The first day in the life of a daily junkpunch - 12/29/11

Welcome to the first entry of life's daily junkpunch. This is a place for me to be me. To rant and rave all I want. To talk about my disappointments, my struggles and reflect on the daily occurrences that make me the snarky, angry New Yorker I am. To be a Debbie Downer - I throw down the best pity parties - daily!  Don't worry, there will be some funny shit too. I can be Good Time Sally more often than Debbie D. 
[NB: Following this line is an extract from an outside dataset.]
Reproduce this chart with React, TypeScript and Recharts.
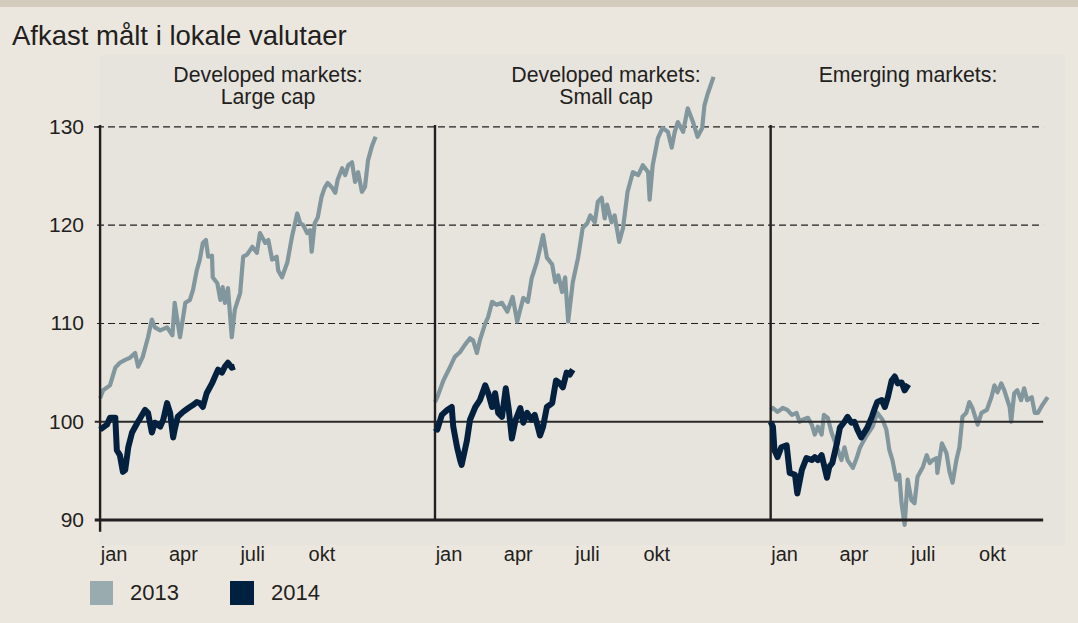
import { LineChart, Line, XAxis, YAxis, ReferenceLine } from 'recharts';

// [day of year, index value]
const largeCap2013: [number, number][] = [
  [0, 102.4], [4, 103.2], [13, 103.7], [20, 105.5], [26, 106], [33, 106.3], [39, 106.5], [46, 107], [50, 105.6], [56, 106.6],
  [63, 108.6], [68, 110.4], [72, 109.6], [79, 109.3], [88, 109.6], [95, 108.8], [98, 112.1], [105, 108.6], [112, 112.1], [118, 112.4],
  [122, 113.4], [127, 115.4], [131, 116.5], [135, 118.2], [139, 118.5], [142, 116.8], [147, 116.9], [148, 114.7], [154, 114.1], [158, 112.4],
  [161, 113.7], [164, 112.1], [168, 113.6], [173, 108.6], [177, 111.4], [184, 113.1], [188, 116.8], [193, 117], [200, 117.8], [206, 117.2],
  [210, 119.2], [217, 118.2], [221, 118.5], [226, 116.5], [232, 116.8], [234, 115.4], [239, 114.7], [246, 116.2], [252, 118.8], [259, 121.2],
  [263, 120.2], [267, 120], [272, 119.2], [276, 119.5], [278, 117.3], [282, 120.2], [286, 120.8], [291, 122.9], [295, 123.8], [299, 124.3],
  [305, 123.8], [309, 123.3], [312, 124.6], [318, 125.8], [322, 125.1], [326, 126.1], [331, 126.4], [335, 124.4], [339, 125.4], [344, 123.4],
  [348, 123.9], [352, 126.6], [357, 128], [362, 129],
];

const largeCap2014: [number, number][] = [
  [0, 99.2], [9, 99.7], [13, 100.4], [20, 100.4], [22, 97.1], [26, 96.6], [30, 94.9], [33, 95.1], [37, 97.4], [42, 98.9],
  [49, 99.9], [53, 100.4], [59, 101.2], [63, 100.9], [68, 98.9], [72, 99.9], [79, 99.5], [83, 100.2], [88, 101.9], [92, 100.9],
  [96, 98.4], [98, 99.2], [102, 100.5], [109, 101], [116, 101.4], [122, 101.7], [127, 102], [131, 101.9], [135, 101.5], [140, 102.9],
  [147, 103.9], [151, 104.6], [155, 105.3], [160, 105], [164, 105.6], [168, 106], [173, 105.5], [177, 105.6],
];

const smallCap2013: [number, number][] = [
  [0, 102], [3, 102.5], [11, 104.2], [20, 105.6], [26, 106.6], [33, 107.1], [39, 107.8], [46, 108.5], [50, 108.3], [55, 107],
  [59, 108.3], [66, 110], [70, 110.7], [75, 112.2], [81, 111.9], [88, 112.1], [95, 111.2], [102, 112.7], [108, 110.2], [116, 112.6],
  [122, 112.2], [127, 114.6], [134, 116.3], [142, 119], [147, 116.7], [154, 116], [158, 114.2], [162, 114.9], [167, 113.2], [171, 114.7],
  [175, 110.2], [181, 114.2], [188, 116.7], [194, 119.7], [200, 120.2], [204, 121], [210, 120.3], [214, 122.4], [219, 122.8], [223, 120.7],
  [226, 122.1], [232, 120.3], [236, 121], [242, 118.3], [247, 119.7], [253, 123.4], [260, 125.4], [267, 125.1], [273, 126.1], [280, 125.4],
  [282, 122.6], [286, 126.1], [293, 128.9], [299, 129.9], [306, 129.5], [311, 127.9], [315, 129.5], [319, 130.5], [326, 129.5], [332, 131.9],
  [339, 130.5], [345, 129], [351, 129.9], [354, 132.2], [358, 133.3], [366, 135.1],
];

const smallCap2014: [number, number][] = [
  [0, 99.4], [3, 99.2], [9, 100.7], [16, 101.2], [22, 101.5], [24, 99.5], [29, 97.4], [33, 96.1], [35, 95.6], [42, 98.1],
  [46, 100.2], [53, 101.5], [59, 102.2], [66, 103.7], [70, 102.9], [75, 101.5], [79, 102.9], [83, 100.9], [88, 100.5], [93, 103.4],
  [97, 101.2], [101, 98.3], [106, 100.2], [112, 101.4], [116, 99.9], [121, 100.9], [127, 100.2], [131, 100.7], [138, 98.6], [142, 99.5],
  [147, 101.5], [154, 101.9], [159, 104.2], [164, 103.9], [168, 103.5], [173, 105], [177, 104.8], [181, 105.3],
];

const emerging2013: [number, number][] = [
  [0, 101.2], [3, 101.4], [9, 101], [16, 101.4], [22, 101.2], [28, 100.7], [34, 100.9], [38, 100], [42, 100.2], [49, 100.4],
  [54, 99.7], [58, 98.7], [62, 99.5], [67, 98.7], [70, 100.7], [75, 100.4], [80, 98.9], [87, 97.4], [93, 96.1], [97, 97.4],
  [101, 96.1], [108, 95.3], [113, 96.3], [117, 97.3], [121, 97.9], [127, 98.7], [134, 99.5], [140, 100.9], [147, 100.2], [152, 99.2],
  [156, 97.1], [160, 96.1], [165, 94.1], [169, 94.6], [172, 91.7], [176, 89.5], [180, 94.1], [185, 92], [189, 91.7], [193, 94.4],
  [200, 95.4], [205, 96.6], [209, 95.8], [213, 96.1], [218, 96.3], [219, 94.8], [225, 97.8], [231, 96.8], [235, 94.9], [239, 93.8],
  [244, 96.1], [248, 97.4], [252, 100.5], [257, 100.9], [261, 102], [265, 101.4], [272, 99.7], [277, 100.9], [284, 101.2], [290, 102.5],
  [294, 103.7], [298, 103], [303, 103.9], [307, 103.2], [314, 101.5], [316, 100], [320, 102.9], [324, 103.2], [329, 102.2], [333, 103.4],
  [337, 102.2], [343, 102.5], [347, 100.9], [351, 100.9], [357, 101.7], [364, 102.5],
];

const emerging2014: [number, number][] = [
  [0, 100], [3, 99.5], [5, 97.1], [9, 96.4], [14, 97.4], [21, 97.6], [25, 94.8], [32, 94.6], [35, 92.7], [41, 95.1],
  [47, 96.3], [54, 96.1], [58, 96.4], [62, 96.1], [67, 96.6], [74, 94.3], [77, 95.4], [81, 95.8], [87, 97.8], [91, 99.4],
  [97, 100], [101, 100.5], [106, 99.9], [110, 100], [114, 99.2], [119, 98.4], [123, 98.9], [127, 99.4], [133, 100.5], [137, 101.4],
  [140, 102], [146, 102.2], [150, 101.5], [154, 102.5], [159, 104.2], [163, 104.6], [167, 103.9], [172, 104], [176, 103.2], [181, 103.8],
];

const panelOffsets = [0, 440, 881];
const panelTitles = [['Developed markets:', 'Large cap'], ['Developed markets:', 'Small cap'], ['Emerging markets:']];
const panelTitleX = [268, 606, 908];
const monthLabels = ['jan', 'apr', 'juli', 'okt'];
const quarterDays = [0, 91, 182, 273];
const yTicks = [90, 100, 110, 120, 130];
const gridValues = [110, 120, 130];

const series2013 = [largeCap2013, smallCap2013, emerging2013];
const series2014 = [largeCap2014, smallCap2014, emerging2014];

const COLOR_2013 = '#82979d';
const COLOR_2014 = '#03213f';
const INK = '#231f20';
const FONT = '"Liberation Sans", Arial, Helvetica, sans-serif';

const toPoints = (rows: [number, number][], offset: number) =>
  rows.map(([d, v]) => ({ x: d + offset, v }));

const xTicks = panelOffsets.flatMap((o) => quarterDays.map((d) => d + o));
const X_START = -4;
const X_END = 1239;

export default function App() {
  return (
    <div style={{ position: 'absolute', left: 0, top: 0, width: 1078, height: 623, background: '#ebe7df', overflow: 'hidden', fontFamily: FONT }}>
      <div style={{ position: 'absolute', left: 0, top: 0, width: 1078, height: 7, background: '#d3ccbd' }} />
      <div style={{ position: 'absolute', left: 100, top: 55, width: 965, height: 490, background: '#e7e4dd' }} />
      <div style={{ position: 'absolute', left: 0, top: 0 }}>
        <LineChart width={1078} height={623} margin={{ top: 68, right: 28, bottom: 53.35, left: 34 }}>
          <XAxis
            dataKey="x"
            type="number"
            domain={[-8, 1248]}
            ticks={xTicks}
            interval={0}
            axisLine={false}
            tickLine={false}
            height={30}
            tick={(p: any) => (
              <text x={p.x + 14} y={561} textAnchor="middle" fontSize={20} fill={INK} fontFamily={FONT}>
                {monthLabels[p.index % 4]}
              </text>
            )}
          />
          <YAxis
            type="number"
            domain={[88, 136]}
            ticks={yTicks}
            interval={0}
            width={60}
            axisLine={false}
            tickLine={false}
            tick={(p: any) => (
              <text x={84} y={p.y + 7} textAnchor="end" fontSize={21} fill={INK} fontFamily={FONT}>
                {p.payload.value}
              </text>
            )}
          />
          {gridValues.map((g) => (
            <ReferenceLine key={`g${g}`} segment={[{ x: X_START, y: g }, { x: X_END, y: g }]} stroke="#1f1f1f" strokeWidth={1.2} strokeDasharray="7 4" />
          ))}
          {series2013.map((s, i) => (
            <Line key={`a${i}`} data={toPoints(s, panelOffsets[i])} dataKey="v" type="linear" dot={false} stroke={COLOR_2013} strokeWidth={4.2} strokeLinejoin="round" isAnimationActive={false} />
          ))}
          <ReferenceLine segment={[{ x: X_START - 3, y: 100 }, { x: X_END, y: 100 }]} stroke="#2a2a2a" strokeWidth={1.8} />
          <ReferenceLine segment={[{ x: X_START - 3, y: 90 }, { x: X_END, y: 90 }]} stroke={INK} strokeWidth={2.8} />
          {panelOffsets.map((o, i) => (
            <ReferenceLine key={`v${i}`} segment={[{ x: o, y: i === 0 ? 88.8 : 90 }, { x: o, y: 130.2 }]} stroke={INK} strokeWidth={2.4} />
          ))}
          <ReferenceLine segment={[{ x: -8, y: 130 }, { x: 0, y: 130 }]} stroke={INK} strokeWidth={1.5} />
          {series2014.map((s, i) => (
            <Line key={`b${i}`} data={toPoints(s, panelOffsets[i])} dataKey="v" type="linear" dot={false} stroke={COLOR_2014} strokeWidth={6} strokeLinejoin="round" isAnimationActive={false} />
          ))}
        </LineChart>
      </div>
      <svg width={1078} height={623} style={{ position: 'absolute', left: 0, top: 0, pointerEvents: 'none' }} fontFamily={FONT}>
        <text x={12} y={45} fontSize={27.5} fill={INK}>Afkast målt i lokale valutaer</text>
        {panelTitles.map((lines, i) =>
          lines.map((t, j) => (
            <text key={`t${i}${j}`} x={panelTitleX[i]} y={82 + j * 22} textAnchor="middle" fontSize={21.3} fill={INK}>{t}</text>
          ))
        )}
        <rect x={90} y={581} width={23} height={24} fill="#9aabb0" />
        <text x={130} y={600} fontSize={22} fill={INK}>2013</text>
        <rect x={230} y={581} width={24} height={24} fill="#00203f" />
        <text x={271} y={600} fontSize={22} fill={INK}>2014</text>
      </svg>
    </div>
  );
}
I am miserable, have been for the past few months. If you were staring in my window, you might say I have nothing to be miserable about. Great husband, we both have jobs and benefits, a super awesome pit bull rescue, a roof over our heads and food on our table. This acknowledgement only makes me more miserable. I google the words "I am so miserable" in hopes that I can find someone else to relate to, unlike the hundreds of facebook entries showing pictures of sunny vacations and smiling kids of all ages (that as of the past 2 years I have been unsuccessful in having) to help me not feel so alone - and I am brought to a web page with thousands of entries of the depressed and lonely sort. I get one chuckle out of one entry on the www.Lifesucks.com page which states, "At least one person on this earth have it worse than me. Some people in china, africa don't even have internet access."
Isn't that great? Thank you 'anonymous'.


This is MY outlet. I am hoping it helps me release some of the pent up crap that somehow ends up in 30 Rock episodes and Judd Apatow movies.